Traditional model deployment: train once, deploy, and forget. Chip Huyen presents why this is an anti-pattern—and how to design systems so that models can be updated continuously without causing downtime.


My Favorite Part — The One Few People Talk About

The final chapter: “The Human Side of Machine Learning.”

This is a section that technical books usually don’t have. Its presence here is why I think Chip Huyen is not just a technical expert—she is someone who understands why the technology exists.

She writes bluntly: AI is not a neutral tool. Every decision in the process of building an ML system—which data to choose, which metrics to define, who to deploy it to—is a decision with hidden ethical weight.

One example she uses is Amazon’s automated recruitment model from 2018. The accuracy was high. However, because the training data was Amazon’s hiring history over 10 years—which was already biased toward men in the tech industry—the model learned that being female was a feature of a less suitable candidate.
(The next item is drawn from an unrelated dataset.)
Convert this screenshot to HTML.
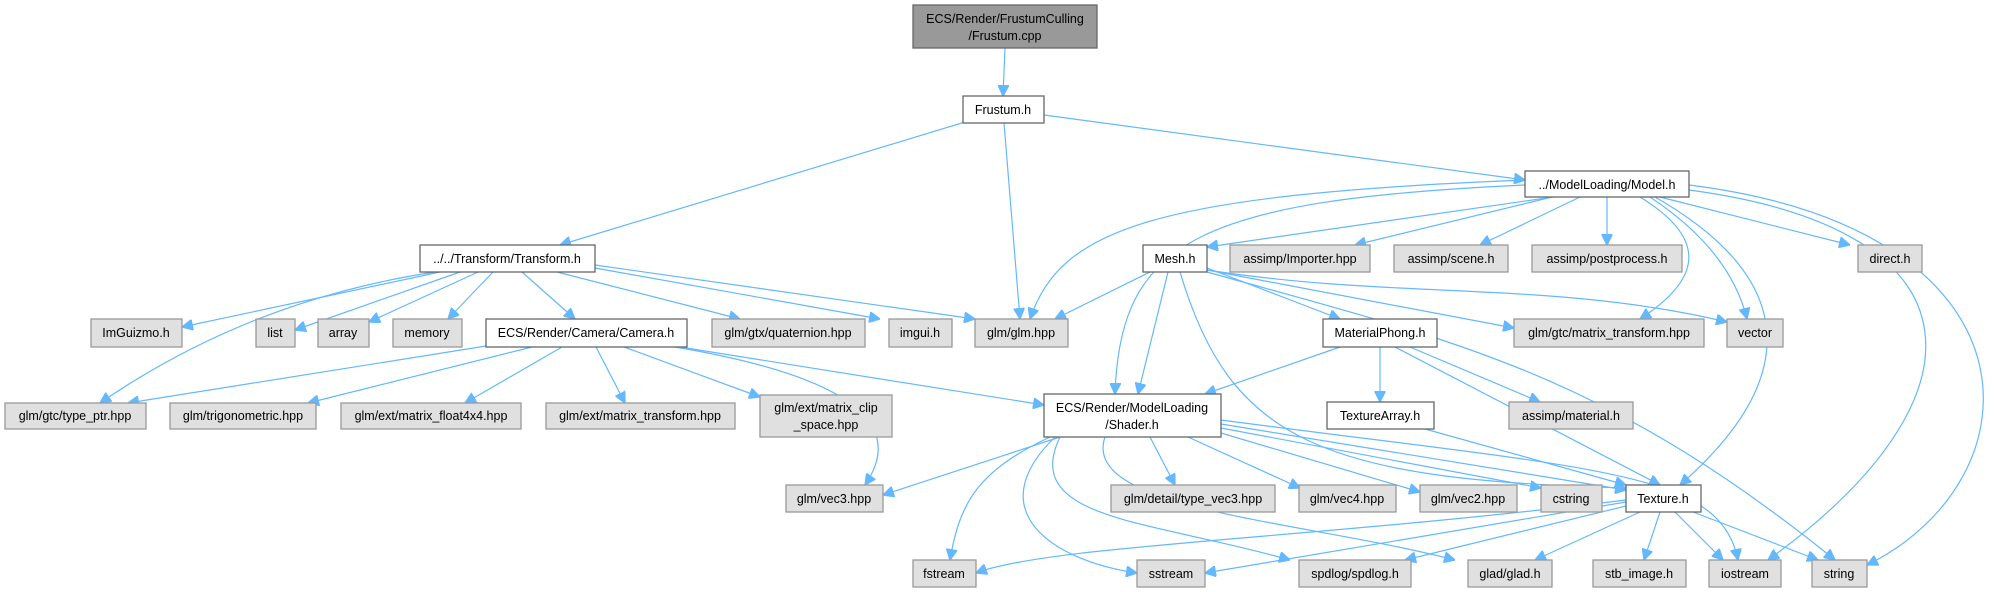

Amazon had to shut it down.

“Works correctly” has never been enough.


The Actual Downsides

I don’t write reviews to flatter. There are two points I need to be direct about:

First: This book is not for absolute beginners. If you don’t know what machine learning is yet, or have never used scikit-learn or PyTorch, this is not the place to start. You will read it without understanding why these problems are important.
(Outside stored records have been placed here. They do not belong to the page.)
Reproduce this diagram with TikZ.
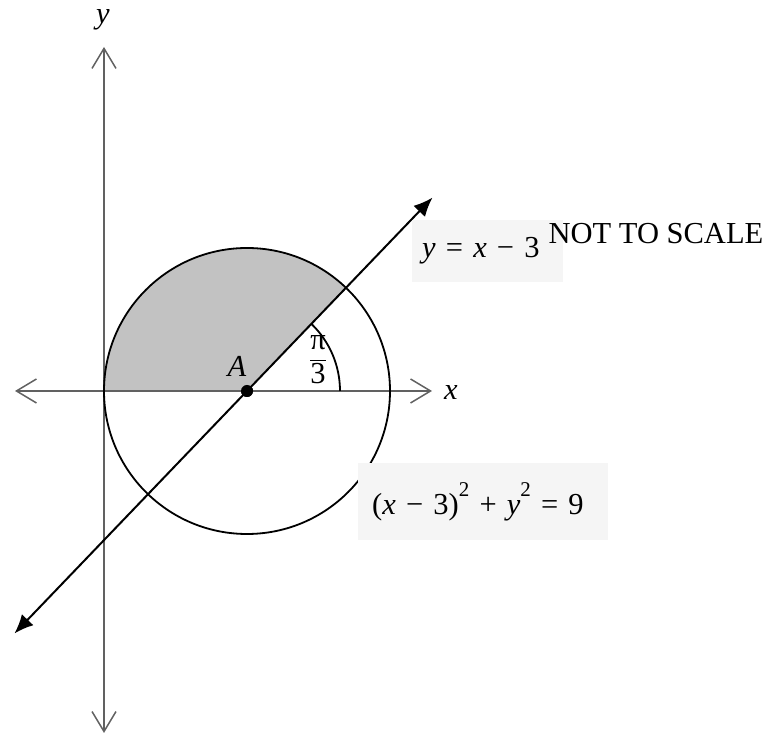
\documentclass[tikz,border=0pt]{standalone}
\usepackage{fontspec}
\setmainfont{Liberation Serif}
\usetikzlibrary{arrows.meta,calc}

\newcommand{\sq}{\raisebox{0.6em}{\fontsize{21}{22}\selectfont 2}}

\begin{document}
\begin{tikzpicture}[x=1pt,y=1pt,
  axis/.style={draw=black!62, line width=1.5pt, {Straight Barb[length=20pt,width=24pt]}-{Straight Barb[length=20pt,width=24pt]}},
  curve/.style={draw=black, line width=1.8pt},
  arrowline/.style={draw=black, line width=2pt, {Latex[length=19pt,width=16pt]}-{Latex[length=19pt,width=16pt]}},
  shade/.style={fill=black!24},
  dot/.style={circle, fill=black, minimum size=12pt, inner sep=0pt},
  lbl/.style={font=\fontsize{30.5}{34}\selectfont, inner sep=1pt},
  eqbox/.style={fill=black!4, font=\fontsize{30.5}{34}\selectfont, align=left, anchor=west}
]
\useasboundingbox (0,0) rectangle (772,736);

% centre of the circle
\node[dot] (A) at (247,345) {};
\coordinate (lo) at ($(A.center)+(226.2:336)$);
\coordinate (hi) at ($(A.center)+(46.2:268)$);

% shaded part of the disc
\fill[shade] (A.center) -- ++(180:143) arc[start angle=180, end angle=46.2, radius=143] -- cycle;

% axes
\coordinate (ybot) at (104,3);
\coordinate (ytop) at (104,689);
\coordinate (xleft) at (15,345);
\coordinate (xright) at (432,345);
\draw[axis] (ybot) -- (ytop);
\draw[axis] (xleft) -- (xright);
\node[lbl] (ylbl) at (103,716) {\textit{y}};
\node[lbl] (xlbl) at (451,343) {\textit{x}};

% circle and angle
\draw[curve] (A.center) circle (143);
\draw[curve] (A.center) ++(0:93) arc[start angle=0, end angle=46.2, radius=93];

% line y = x - 3
\draw[arrowline] (lo) -- (hi);
\node[dot] at (A) {};

% labels
\node[lbl] (Albl) at (237,370) {\textit{A}};
\node[lbl] (ang) at (318,376) {$\displaystyle\frac{\mbox{π}}{\mbox{3}}$};
\node[eqbox, minimum height=62pt, text width=131pt, inner xsep=10pt] (lineq) at (412,485)
  {\textit{y} = \textit{x} − 3};
\node[lbl] (scale) at (656,502) {NOT TO SCALE};
\node[eqbox, minimum height=77pt, text width=222pt, inner xsep=14pt] (circeq) at (358,234)
  {\raisebox{-4pt}{(\textit{x} − 3)\sq{} + \textit{y}\sq{} = 9}};

\end{tikzpicture}
\end{document}
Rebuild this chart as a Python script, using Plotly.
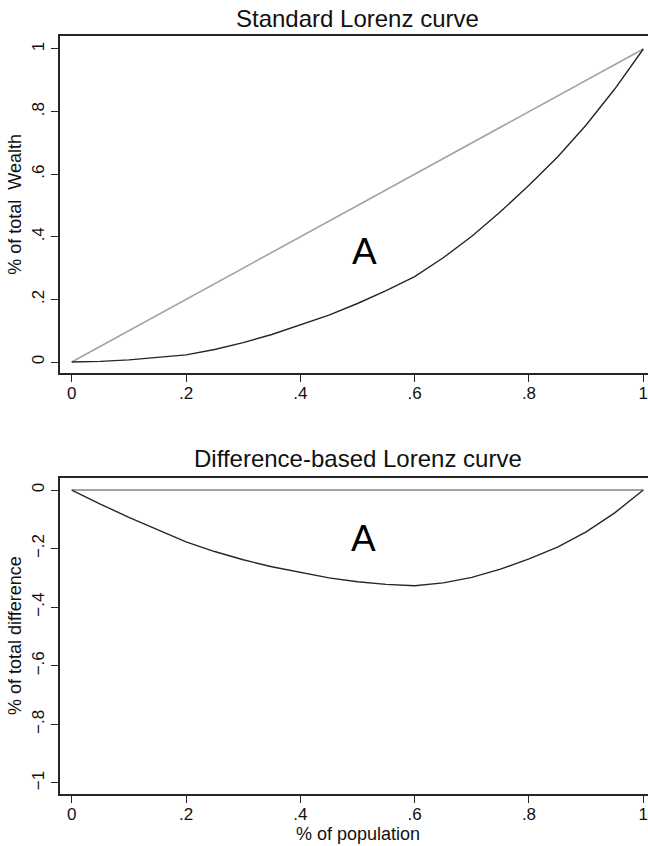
import plotly.graph_objects as go

# Data
pop_share = [0, .05, .10, .15, .20, .25, .30, .35, .40, .45, .50,
             .55, .60, .65, .70, .75, .80, .85, .90, .95, 1.0]
wealth_share = [0, .002, .007, .014, .023, .040, .062, .088, .118, .150, .187,
                .228, .273, .333, .402, .480, .565, .655, .757, .872, 1.0]
diff_share = [0, -.048, -.093, -.136, -.177, -.210, -.238, -.262, -.282, -.300, -.313,
              -.322, -.327, -.317, -.298, -.270, -.235, -.195, -.143, -.078, 0]
equality_x = [0, 1]
equality_y = [0, 1]
zero_x = [0, 1]
zero_y = [0, 0]

x_ticks = [0, .2, .4, .6, .8, 1]
x_ticktext = ["0", ".2", ".4", ".6", ".8", "1"]
y1_ticks = [0, .2, .4, .6, .8, 1]
y1_ticktext = ["0", ".2", ".4", ".6", ".8", "1"]
y2_ticks = [-1, -.8, -.6, -.4, -.2, 0]
y2_ticktext = ["\u22121", "\u2212.8", "\u2212.6", "\u2212.4", "\u2212.2", "0"]

FONT = "Liberation Sans, Arial, Helvetica, sans-serif"
GRAY = "#a3a3a3"
DARK = "#262626"

fig = go.Figure()
fig.add_trace(go.Scatter(x=equality_x, y=equality_y, mode="lines",
                         line=dict(color=GRAY, width=1.6), xaxis="x", yaxis="y",
                         showlegend=False, hoverinfo="skip"))
fig.add_trace(go.Scatter(x=pop_share, y=wealth_share, mode="lines",
                         line=dict(color=DARK, width=1.4), xaxis="x", yaxis="y",
                         showlegend=False))
fig.add_trace(go.Scatter(x=zero_x, y=zero_y, mode="lines",
                         line=dict(color=GRAY, width=1.8), xaxis="x2", yaxis="y2",
                         showlegend=False, hoverinfo="skip"))
fig.add_trace(go.Scatter(x=pop_share, y=diff_share, mode="lines",
                         line=dict(color=DARK, width=1.4), xaxis="x2", yaxis="y2",
                         showlegend=False))

W, H = 648, 846
x_dom = [60 / W, 1.0]
x_rng = [-0.0205, 1.0082]

axis_common = dict(showgrid=False, zeroline=False, showline=True, linecolor=DARK,
                   linewidth=2, ticks="outside", ticklen=7, tickwidth=1.3,
                   tickcolor=DARK, ticklabeloverflow="allow",
                   tickfont=dict(family=FONT, size=17, color="#111"))

fig.update_layout(
    width=W, height=H,
    margin=dict(l=0, r=0, t=0, b=0),
    paper_bgcolor="white", plot_bgcolor="white",
    font=dict(family=FONT, color="#111"),
    xaxis=dict(domain=x_dom, range=x_rng, tickvals=x_ticks, ticktext=x_ticktext,
               anchor="y", mirror=True, ticklabelstandoff=-4, **axis_common),
    yaxis=dict(domain=[1 - 373.3 / H, 1 - 36 / H], range=[-0.036, 1.0415],
               tickvals=y1_ticks, ticktext=y1_ticktext, tickangle=-90,
               anchor="x", **axis_common),
    xaxis2=dict(domain=x_dom, range=x_rng, tickvals=x_ticks, ticktext=x_ticktext,
                anchor="y2", mirror=True, ticklabelstandoff=-4, **axis_common),
    yaxis2=dict(domain=[1 - 794.3 / H, 1 - 478.3 / H], range=[-1.0386, 0.040],
                tickvals=y2_ticks, ticktext=y2_ticktext, tickangle=-90,
                anchor="x2", **axis_common),
)

annos = [
    dict(text="Standard Lorenz curve", x=0.5, xref="x", y=1 - 19 / H, yref="paper",
         showarrow=False, font=dict(family=FONT, size=24, color="#111"),
         xanchor="center", yanchor="middle"),
    dict(text="Difference-based Lorenz curve", x=0.5, xref="x2", y=1 - 458 / H, yref="paper",
         showarrow=False, font=dict(family=FONT, size=24, color="#111"),
         xanchor="center", yanchor="middle"),
    dict(text="% of total\u00a0 Wealth", x=15 / W, xref="paper", y=1 - 204.7 / H, yref="paper",
         textangle=-90, showarrow=False, font=dict(family=FONT, size=18, color="#111"),
         xanchor="center", yanchor="middle"),
    dict(text="% of total difference", x=15 / W, xref="paper", y=1 - 636 / H, yref="paper",
         textangle=-90, showarrow=False, font=dict(family=FONT, size=18, color="#111"),
         xanchor="center", yanchor="middle"),
    dict(text="% of population", x=0.5, xref="x2", y=1 - 834 / H, yref="paper",
         showarrow=False, font=dict(family=FONT, size=18, color="#111"),
         xanchor="center", yanchor="middle"),
    dict(text="A", x=0.512, xref="x", y=0.3526, yref="y", showarrow=False,
         font=dict(family=FONT, size=37, color="#000"), xanchor="center", yanchor="middle"),
    dict(text="A", x=0.51, xref="x2", y=-0.165, yref="y2", showarrow=False,
         font=dict(family=FONT, size=37, color="#000"), xanchor="center", yanchor="middle"),
]
fig.update_layout(annotations=annos)

fig.write_html("out.html")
Second: Some sections on infrastructure (Kubernetes, distributed training) are quite heavy and may become outdated quickly. I read those to grasp the concepts rather than memorize technical details—since those are things you look up when you face a real problem, not something to learn by heart.


Who Is This Book For?

Read it if:

  • You are studying AI/ML and want to know what the job actually looks like—before your first interview or offer.
  • You are a Product Manager or Business Analyst and want to understand what the ML team is struggling with.
  • You are preparing to transition into ML Engineering or AI Product Management.
  • You already have experience with data and want to understand why ML projects fail—even with good models.

Don’t read it if:

  • You don’t know Python and have never worked with data.
  • You want to learn how to train a model from scratch (there are hundreds of better courses for that).
  • You are looking for a “light” read—this isn’t that kind of book.

Overall Verdict

If I had to choose one book to describe the difference between someone who knows ML and someone who can use ML in practice—I would choose this one.

Not because it covers everything, but because it hits directly on what most other ML learning resources ignore: the part where real products are actually built.

There is a Vietnamese version. The translation is quite good. Highly readable.